Much of literature - stories, plays, and poetry - is fiction. It includes facts about real people and actual experiences but really depends upon the writer’s unique imagination. Fiction also uses special devices, such as figurative language and dialogue. Some literature - like the future article - is nonfiction. Such literature demands that the writer present real-life situations in an interesting, entertaining way. Whether fiction or nonfiction, each literary form is unique. But all literary forms have the same basic goal - to entertain the reader through the artistic, creative use of language.
2.6 The Story
Writing a good story either in first and third person means describing a sequence of events in an interesting, lively way. A good story should consist of:
An interesting beginning to catch the reader’s attention and make him/her want to go on reading your story.
Good development in the main body. To develop your story you should use appropriate tenses, especially past ones, e. g. Past Simple to describe the main events, Past Continuous to set the scene, Past Perfect to talk about events which happened before the main events, etc.

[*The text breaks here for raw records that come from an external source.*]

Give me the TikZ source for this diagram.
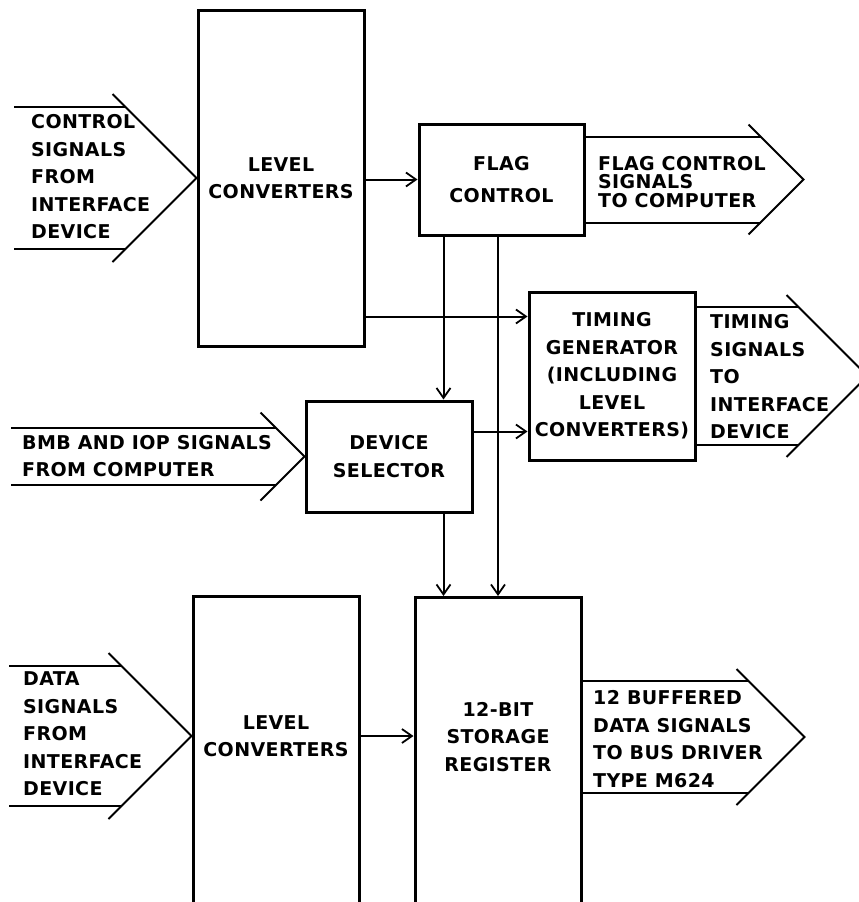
\documentclass[tikz,border=0pt]{standalone}
\usepackage{fontspec}
\setmainfont[LetterSpace=2]{DejaVu Sans}
\usetikzlibrary{arrows.meta}

\begin{document}
\begin{tikzpicture}[x=1pt, y=-1pt, >={Straight Barb[length=10pt,width=14pt,line width=1.8pt]},
    font=\fontsize{19}{27.5}\selectfont\bfseries,
    box/.style={draw, line width=3pt, minimum width=166pt, align=center, inner sep=0pt},
    conn/.style={line width=2pt},
    sig/.style={line width=2pt},
    lbl/.style={align=left, anchor=west, inner sep=0pt}]
    \clip (0,0) rectangle (859,902);

    % blocks
    \node[box, minimum height=336pt] (lc1) at (281,178) {LEVEL\\CONVERTERS};
    \node[box, minimum height=111pt, minimum width=165pt] (flag) at (501.5,179.5) {FLAG\\[4pt]CONTROL};
    \node[box, minimum height=168pt] (timing) at (612,376) {TIMING\\GENERATOR\\(INCLUDING\\LEVEL\\CONVERTERS)};
    \node[box, minimum height=111pt] (ds) at (389,456.5) {DEVICE\\SELECTOR};
    \node[box, minimum height=400pt, anchor=north] (lc2) at (276,595) {};
    \node[align=center] (lc2txt) at (276,736) {LEVEL\\CONVERTERS};
    \node[box, minimum height=400pt, anchor=north] (stor) at (498,596) {};
    \node[align=center] (stortxt) at (498,737) {12-BIT\\STORAGE\\REGISTER};

    % connections
    \coordinate (tin1) at ([yshift=-26pt]timing.north west);
    \coordinate (tin2) at ([yshift=30pt]timing.south west);
    \coordinate (fa) at ([xshift=26pt]flag.south west);
    \draw[conn,->] (lc1.east |- flag.west) -- (flag.west);
    \draw[conn,->] (lc1.east |- tin1) -- (tin1);
    \draw[conn,->] (ds.east |- tin2) -- (tin2);
    \draw[conn,->] (fa) -- (fa |- ds.north);
    \draw[conn,->] (flag.south -| stor.north) -- (stor.north);
    \draw[conn,->] (ds.south -| fa) -- (fa |- stor.north);
    \draw[conn,->] (lc2.east |- lc2txt) -- (stor.west |- lc2txt);

    % control signals in
    \draw[sig] ([shift={(-71,-71)}]lc1.west) -- ++(-112,0);
    \draw[sig] ([shift={(-71,71)}]lc1.west) -- ++(-112,0);
    \draw[sig] ([shift={(-84,-84)}]lc1.west) -- (lc1.west) -- ++(-84,84);
    \node[lbl] (ctrlin) at (31,177) {CONTROL\\SIGNALS\\FROM\\INTERFACE\\DEVICE};

    % BMB and IOP in
    \draw[sig] ([shift={(-28.5,-28.5)}]ds.west) -- ++(-265,0);
    \draw[sig] ([shift={(-28.5,28.5)}]ds.west) -- ++(-265,0);
    \draw[sig] ([shift={(-44,-44)}]ds.west) -- (ds.west) -- ++(-44,44);
    \node[lbl] (bmbin) at (22,456) {BMB AND IOP SIGNALS\\FROM COMPUTER};

    % data signals in
    \coordinate (dtip) at (lc2.west |- lc2txt);
    \draw[sig] ([shift={(-70,-70)}]dtip) -- ++(-113,0);
    \draw[sig] ([shift={(-70,70)}]dtip) -- ++(-113,0);
    \draw[sig] ([shift={(-83,-83)}]dtip) -- (dtip) -- ++(-83,83);
    \node[lbl] (datain) at (23,734) {DATA\\SIGNALS\\FROM\\INTERFACE\\DEVICE};

    % flag control out
    \coordinate (ftip) at ([xshift=218pt]flag.east);
    \draw[sig] ([yshift=43pt]flag.east) -- ++(175,0);
    \draw[sig] ([yshift=-43pt]flag.east) -- ++(175,0);
    \draw[sig] ([shift={(-55,-55)}]ftip) -- (ftip) -- ++(-55,55);
    \node[lbl, font=\fontsize{19}{18.5}\selectfont\bfseries] (flagout) at (598,182) {FLAG CONTROL\\SIGNALS\\TO COMPUTER};

    % timing out
    \coordinate (ttip) at ([xshift=171pt]timing.east);
    \draw[sig] ([yshift=69pt]timing.east) -- ++(102,0);
    \draw[sig] ([yshift=-69pt]timing.east) -- ++(102,0);
    \draw[sig] ([shift={(-81,-81)}]ttip) -- (ttip) -- ++(-81,81);
    \node[lbl] (timout) at (710,377) {TIMING\\SIGNALS\\TO\\INTERFACE\\DEVICE};

    % buffered data out
    \coordinate (sout) at (stor.east |- stortxt);
    \coordinate (stip) at ([xshift=222pt]sout);
    \draw[sig] ([yshift=56pt]sout) -- ++(166,0);
    \draw[sig] ([yshift=-56pt]sout) -- ++(166,0);
    \draw[sig] ([shift={(-68,-68)}]stip) -- (stip) -- ++(-68,68);
    \node[lbl] (storout) at (593,739) {12 BUFFERED\\DATA SIGNALS\\TO BUS DRIVER\\TYPE M624};
\end{tikzpicture}
\end{document}
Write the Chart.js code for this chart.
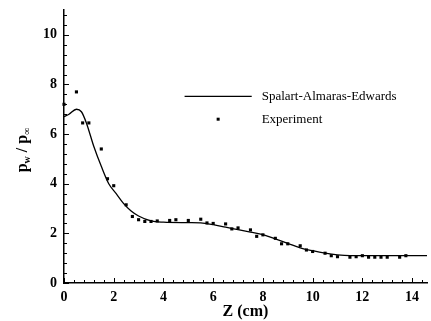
<!DOCTYPE html>
<html>
<head>
<meta charset="utf-8">
<script src="https://cdn.jsdelivr.net/npm/chart.js@4/dist/chart.umd.min.js"></script>
<style>
html,body{margin:0;padding:0;background:#fff;}
#wrap{width:431px;height:321px;}
</style>
</head>
<body>
<div id="wrap"><canvas id="c" width="431" height="321"></canvas></div>
<script>
// Spalart-Almaras-Edwards curve
const modelZ = [0, 0.2, 0.5, 0.7, 0.9, 1.2, 1.5, 1.8, 2.1, 2.4, 2.7, 3.0, 3.5, 4.0, 5.0, 5.5, 6.0, 6.5, 7.0, 7.5, 8.0, 8.5, 9.0, 9.5, 10.0, 10.5, 11.0, 11.5, 12.0, 13.0, 14.6];
const modelP = [6.7, 6.8, 7.0, 6.9, 6.45, 5.5, 4.7, 4.0, 3.6, 3.2, 2.9, 2.7, 2.5, 2.45, 2.43, 2.42, 2.35, 2.25, 2.15, 2.05, 1.95, 1.78, 1.6, 1.42, 1.3, 1.2, 1.13, 1.1, 1.1, 1.1, 1.1];
// Experiment
const expZ = [0, 0.5, 0.75, 1.0, 1.5, 1.75, 2.0, 2.5, 2.75, 3.0, 3.25, 3.5, 3.75, 4.25, 4.5, 5.0, 5.5, 5.75, 6.0, 6.5, 6.75, 7.0, 7.5, 7.75, 8.0, 8.5, 8.75, 9.0, 9.5, 9.75, 10.0, 10.5, 10.75, 11.0, 11.5, 11.75, 12.0, 12.25, 12.5, 12.75, 13.0, 13.5, 13.75];
const expP = [7.2, 7.7, 6.45, 6.45, 5.4, 4.2, 3.92, 3.15, 2.68, 2.55, 2.48, 2.48, 2.5, 2.52, 2.55, 2.52, 2.57, 2.42, 2.4, 2.38, 2.18, 2.22, 2.14, 1.88, 1.94, 1.8, 1.58, 1.58, 1.5, 1.33, 1.27, 1.2, 1.1, 1.06, 1.04, 1.06, 1.1, 1.04, 1.04, 1.04, 1.04, 1.04, 1.1];
const seriesNames = ["Spalart-Almaras-Edwards", "Experiment"];
const xTitle = "Z (cm)";

const SERIF = "'Liberation Serif', 'DejaVu Serif', serif";

const decor = {
  id: 'decor',
  afterDraw(chart) {
    const ctx = chart.ctx;
    const xs = chart.scales.x, ys = chart.scales.y;
    const ca = chart.chartArea;
    ctx.save();
    ctx.strokeStyle = '#000';
    ctx.lineWidth = 1;
    for (let i = 0; i * 0.4 <= xs.max + 1e-9; i++) {
      const px = Math.round(xs.getPixelForValue(i * 0.4)) + 0.5;
      const len = (i % 5 === 0) ? 5 : 3;
      ctx.beginPath();
      ctx.moveTo(px, ca.bottom);
      ctx.lineTo(px, ca.bottom - len);
      ctx.stroke();
    }
    for (let i = 0; i * 0.4 <= ys.max + 1e-9; i++) {
      const py = Math.round(ys.getPixelForValue(i * 0.4)) + 0.5;
      const len = (i % 5 === 0) ? 5 : 3;
      ctx.beginPath();
      ctx.moveTo(ca.left, py);
      ctx.lineTo(ca.left + len, py);
      ctx.stroke();
    }
    ctx.fillStyle = '#000';
    ctx.translate(23, 150);
    ctx.rotate(-Math.PI / 2);
    const big = "bold 16px " + SERIF, small = "bold 10px " + SERIF;
    const parts = [["p", big, 0], ["w", small, 4], [" / ", big, 0], ["p", big, 0], ["\u221e", small, 4]];
    let w = 0;
    parts.forEach(p => { ctx.font = p[1]; w += ctx.measureText(p[0]).width; });
    let x0 = -w / 2;
    ctx.textBaseline = 'middle';
    parts.forEach(p => { ctx.font = p[1]; ctx.fillText(p[0], x0, p[2]); x0 += ctx.measureText(p[0]).width; });
    ctx.restore();

    ctx.save();
    const lx1 = xs.getPixelForValue(4.85), lx2 = xs.getPixelForValue(7.55);
    const ly1 = ys.getPixelForValue(7.52), ly2 = ys.getPixelForValue(6.6);
    ctx.strokeStyle = '#000';
    ctx.lineWidth = 1.3;
    ctx.beginPath();
    ctx.moveTo(lx1, ly1); ctx.lineTo(lx2, ly1); ctx.stroke();
    ctx.fillStyle = '#000';
    ctx.fillRect((lx1 + lx2) / 2 - 1.5, ly2 - 1.5, 3, 3);
    ctx.font = "13px " + SERIF;
    ctx.textBaseline = 'middle';
    const tx = xs.getPixelForValue(7.95);
    ctx.fillText(seriesNames[0], tx, ly1);
    ctx.fillText(seriesNames[1], tx, ly2);
    ctx.restore();
  }
};

new Chart(document.getElementById('c'), {
  type: 'scatter',
  data: {
    datasets: [
      {
        label: seriesNames[0],
        type: 'line',
        data: modelZ.map((z, i) => ({x: z, y: modelP[i]})),
        borderColor: '#000',
        borderWidth: 1.3,
        pointRadius: 0,
        tension: 0.4,
        cubicInterpolationMode: 'monotone',
        fill: false,
        clip: false
      },
      {
        label: seriesNames[1],
        data: expZ.map((z, i) => ({x: z, y: expP[i]})),
        pointStyle: 'rect',
        pointRadius: 2.2,
        backgroundColor: '#000',
        borderColor: '#000',
        borderWidth: 0,
        clip: false
      }
    ]
  },
  options: {
    responsive: false,
    animation: false,
    devicePixelRatio: 1,
    layout: {padding: {top: 10, right: 1, left: 0, bottom: 0}},
    plugins: {legend: {display: false}, tooltip: {enabled: false}},
    scales: {
      x: {
        type: 'linear', min: 0, max: 14.6,
        afterFit(s) { s.height = 38; s.paddingLeft = 0; s.paddingRight = 0; },
        border: {display: true, color: '#000', width: 1.5},
        grid: {display: false, drawTicks: false},
        ticks: {stepSize: 2, includeBounds: false, padding: 6, color: '#000', maxRotation: 0,
                font: {family: SERIF, size: 14, weight: 'bold'}},
        title: {display: true, text: xTitle, color: '#000', padding: {top: 0, bottom: 0},
                font: {family: SERIF, size: 16, weight: 'bold'}}
      },
      y: {
        type: 'linear', min: 0, max: 11,
        afterFit(s) { s.width = 64; s.paddingTop = 0; s.paddingBottom = 0; },
        border: {display: true, color: '#000', width: 1.5},
        grid: {display: false, drawTicks: false},
        ticks: {stepSize: 2, includeBounds: false, padding: 7, color: '#000',
                font: {family: SERIF, size: 14, weight: 'bold'}}
      }
    }
  },
  plugins: [decor]
});
</script>
</body>
</html>
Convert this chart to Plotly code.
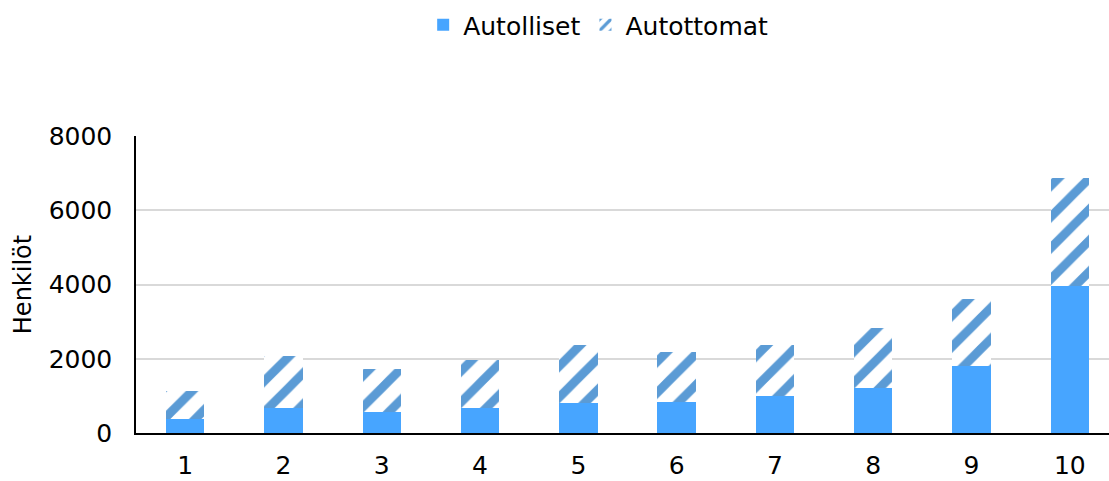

A good ending, if possible an unexpected or unpredictable one, to surprise the reader and create a long-lasting impression of your peace. (Evans V. /Dooley J.43-44)
There were stories even before there was writing. And they were preserved orally and passed from one generation to the next. Even though there was fiction, they sprang from the experiences of the people who told them and listened to them. They reflected the people’s lives and values. Over the years many of the stories were lost.
The term function is applied to stories that tell about invented happening and people, not real ones. The problem with this term is that for many people it implies that such stories deal in the false and the untrue, that they have no connection with real life. But fiction, good fiction, while not a factual record of real life, is grounded in real life. Similarly, the stories you invent should grow out of your life - your experience, observations, the people and things you value. This is not to say that you can take an incident directly from life and record it without change. You have to let your imagination reshape your experiences. Change some details, add some detail, and subtract others. Rework your ideas until your story says exactly what you want it to say.
What is a story? Without attempting a formal definition we may say that a story is a coherent account of a significant emotional experience, or a series of related experiences organized into a perfect whole. The fiction writer re-creates human events, which might be external or mental, imagined or real, and are emotional experiences for the people involved in them. In more dramatic terms, a story is the imitation of an action - an action, complete in itself. By a complete action - at least in fiction - we do not necessarily mean the final answer to the emotional problem or the resolution of a conflict. But the action should be complete enough to reveal the underlying truth in the story, and what is important is this revelation. When we look upon fiction, as an art of revelations we may readily admit that the real story is the meaning of the event.
The disorder of life may be part of some supreme order and in a novel and short story, and in a play or poem too, it does become order: thus the writer overcomes in a measure the imperfections and limitations of mortality. The reader imaginatively enjoys these re-created events, which may have actually happened, and in this sense a story is a history, though not necessarily in its historic order. Or they might happen, and it is the pretended history, though not an improbable one, it should be convincing. Or the story may be a mixture of the two, the actual and the possible, or the probable, as it so often even in the most realistic fiction today. The perceptive writer searches for hidden meaning in human events and builds the stories around them. This freedom of imagination enjoyed by the writer is one of the characteristics of fiction - as distinguished from history - but in a good story imagination does no violence to reality and is based on reality. It is not reckless invention. (Surmelian 21)
From disorder to order (plot), from multiplicity to unity, from the particular to the general (theme), and back to the particular (through concrete correlates), from matter to form - this, briefly, seems to be the creative process in fiction. A good story represents a larger reality than itself, if it is, for instance, the struggle of a man and woman for happiness, or for sheer survival, the writer finds universal meaning in their struggle, and the moment he does that he has a story. The meaning of a story varies for each reader; it does not wholly lie in the story itself. Probably no work of fiction is exactly the same story for two readers. Each sees something different in it, what he himself is capable of seeing. These variations in reader response may be so great that a story becomes meaningless for one person, and highly significant for another. (Surmelian 1-4)
There are two ways of writing a story: scene and summary. Scene is the dramatic and summary the narrative method. Fiction is dramatic narration, neither wholly scene nor wholly summary, but scene-and-summary. If it were all scene, it would be a play, if all summary, more of a synopsis than a story.
2.7 The Setting
A story must happen somewhere - it must have a setting. Perhaps your idea for a story will start with an interesting place you know. What stories of interesting incidents could occur in such a place? Perhaps, instead, your story idea concerns some exciting action. In that case, you will have to supply a setting completely appropriate to and supportive of that action. In describing your setting, you should do so as quickly and vividly as you can. Long-winded place descriptions tend to clog the flow of a story and bore readers.